» Job
Print, word for word, every line from the beginning of the listing up to and including the line with "ax.yaxis.set_label_coords(-0.114, 0.49)". Pictures are to be excluded.

» Dataset excerpt

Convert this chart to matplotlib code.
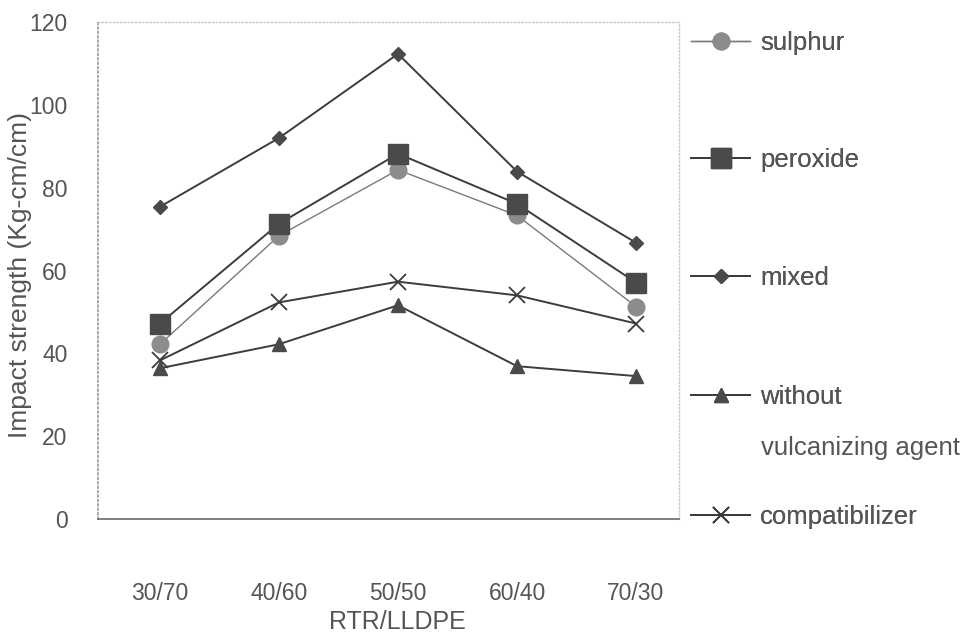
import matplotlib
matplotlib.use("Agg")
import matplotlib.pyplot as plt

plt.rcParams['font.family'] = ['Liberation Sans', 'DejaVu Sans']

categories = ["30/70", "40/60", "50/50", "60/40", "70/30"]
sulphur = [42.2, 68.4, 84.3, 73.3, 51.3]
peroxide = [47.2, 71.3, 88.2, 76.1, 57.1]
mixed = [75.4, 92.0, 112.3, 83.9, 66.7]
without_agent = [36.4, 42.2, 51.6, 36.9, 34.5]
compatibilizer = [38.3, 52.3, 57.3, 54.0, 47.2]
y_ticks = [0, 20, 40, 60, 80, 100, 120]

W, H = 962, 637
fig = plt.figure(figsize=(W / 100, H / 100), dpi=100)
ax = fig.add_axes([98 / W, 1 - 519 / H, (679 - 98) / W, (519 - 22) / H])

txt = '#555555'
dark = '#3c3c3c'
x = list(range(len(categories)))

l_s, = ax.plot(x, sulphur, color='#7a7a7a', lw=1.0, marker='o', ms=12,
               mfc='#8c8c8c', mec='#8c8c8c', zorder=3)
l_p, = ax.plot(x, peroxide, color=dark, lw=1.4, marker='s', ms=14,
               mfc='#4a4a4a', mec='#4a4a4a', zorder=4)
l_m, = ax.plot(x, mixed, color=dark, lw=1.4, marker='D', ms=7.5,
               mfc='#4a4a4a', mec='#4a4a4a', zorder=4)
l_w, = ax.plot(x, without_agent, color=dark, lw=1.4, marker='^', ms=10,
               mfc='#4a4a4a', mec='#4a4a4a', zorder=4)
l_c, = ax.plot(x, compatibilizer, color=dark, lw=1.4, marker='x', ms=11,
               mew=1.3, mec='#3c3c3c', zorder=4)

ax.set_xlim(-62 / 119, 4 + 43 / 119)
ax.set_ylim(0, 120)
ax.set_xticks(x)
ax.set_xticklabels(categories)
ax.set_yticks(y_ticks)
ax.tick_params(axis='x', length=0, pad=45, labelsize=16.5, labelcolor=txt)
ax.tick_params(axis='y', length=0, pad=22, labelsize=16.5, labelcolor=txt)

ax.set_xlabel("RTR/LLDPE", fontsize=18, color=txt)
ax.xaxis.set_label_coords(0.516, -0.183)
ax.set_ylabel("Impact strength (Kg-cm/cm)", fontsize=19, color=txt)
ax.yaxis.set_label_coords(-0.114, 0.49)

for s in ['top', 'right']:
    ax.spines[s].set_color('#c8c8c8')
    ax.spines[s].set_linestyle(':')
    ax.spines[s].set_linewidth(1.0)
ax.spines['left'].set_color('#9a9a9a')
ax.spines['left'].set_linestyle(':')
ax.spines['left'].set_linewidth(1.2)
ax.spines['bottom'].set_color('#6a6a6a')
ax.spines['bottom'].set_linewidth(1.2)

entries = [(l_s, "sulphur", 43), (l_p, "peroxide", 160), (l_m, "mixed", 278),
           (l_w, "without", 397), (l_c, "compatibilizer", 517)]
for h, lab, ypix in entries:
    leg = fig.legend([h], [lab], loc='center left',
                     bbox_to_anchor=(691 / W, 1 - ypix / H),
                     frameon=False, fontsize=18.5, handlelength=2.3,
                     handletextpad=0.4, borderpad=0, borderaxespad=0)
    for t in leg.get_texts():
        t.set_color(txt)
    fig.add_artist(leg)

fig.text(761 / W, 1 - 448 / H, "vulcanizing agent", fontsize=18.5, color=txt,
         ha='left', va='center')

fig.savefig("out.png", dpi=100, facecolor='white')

» Reply
Convert this chart to matplotlib code.
import matplotlib
matplotlib.use("Agg")
import matplotlib.pyplot as plt

plt.rcParams['font.family'] = ['Liberation Sans', 'DejaVu Sans']

categories = ["30/70", "40/60", "50/50", "60/40", "70/30"]
sulphur = [42.2, 68.4, 84.3, 73.3, 51.3]
peroxide = [47.2, 71.3, 88.2, 76.1, 57.1]
mixed = [75.4, 92.0, 112.3, 83.9, 66.7]
without_agent = [36.4, 42.2, 51.6, 36.9, 34.5]
compatibilizer = [38.3, 52.3, 57.3, 54.0, 47.2]
y_ticks = [0, 20, 40, 60, 80, 100, 120]

W, H = 962, 637
fig = plt.figure(figsize=(W / 100, H / 100), dpi=100)
ax = fig.add_axes([98 / W, 1 - 519 / H, (679 - 98) / W, (519 - 22) / H])

txt = '#555555'
dark = '#3c3c3c'
x = list(range(len(categories)))

l_s, = ax.plot(x, sulphur, color='#7a7a7a', lw=1.0, marker='o', ms=12,
               mfc='#8c8c8c', mec='#8c8c8c', zorder=3)
l_p, = ax.plot(x, peroxide, color=dark, lw=1.4, marker='s', ms=14,
               mfc='#4a4a4a', mec='#4a4a4a', zorder=4)
l_m, = ax.plot(x, mixed, color=dark, lw=1.4, marker='D', ms=7.5,
               mfc='#4a4a4a', mec='#4a4a4a', zorder=4)
l_w, = ax.plot(x, without_agent, color=dark, lw=1.4, marker='^', ms=10,
               mfc='#4a4a4a', mec='#4a4a4a', zorder=4)
l_c, = ax.plot(x, compatibilizer, color=dark, lw=1.4, marker='x', ms=11,
               mew=1.3, mec='#3c3c3c', zorder=4)

ax.set_xlim(-62 / 119, 4 + 43 / 119)
ax.set_ylim(0, 120)
ax.set_xticks(x)
ax.set_xticklabels(categories)
ax.set_yticks(y_ticks)
ax.tick_params(axis='x', length=0, pad=45, labelsize=16.5, labelcolor=txt)
ax.tick_params(axis='y', length=0, pad=22, labelsize=16.5, labelcolor=txt)

ax.set_xlabel("RTR/LLDPE", fontsize=18, color=txt)
ax.xaxis.set_label_coords(0.516, -0.183)
ax.set_ylabel("Impact strength (Kg-cm/cm)", fontsize=19, color=txt)
ax.yaxis.set_label_coords(-0.114, 0.49)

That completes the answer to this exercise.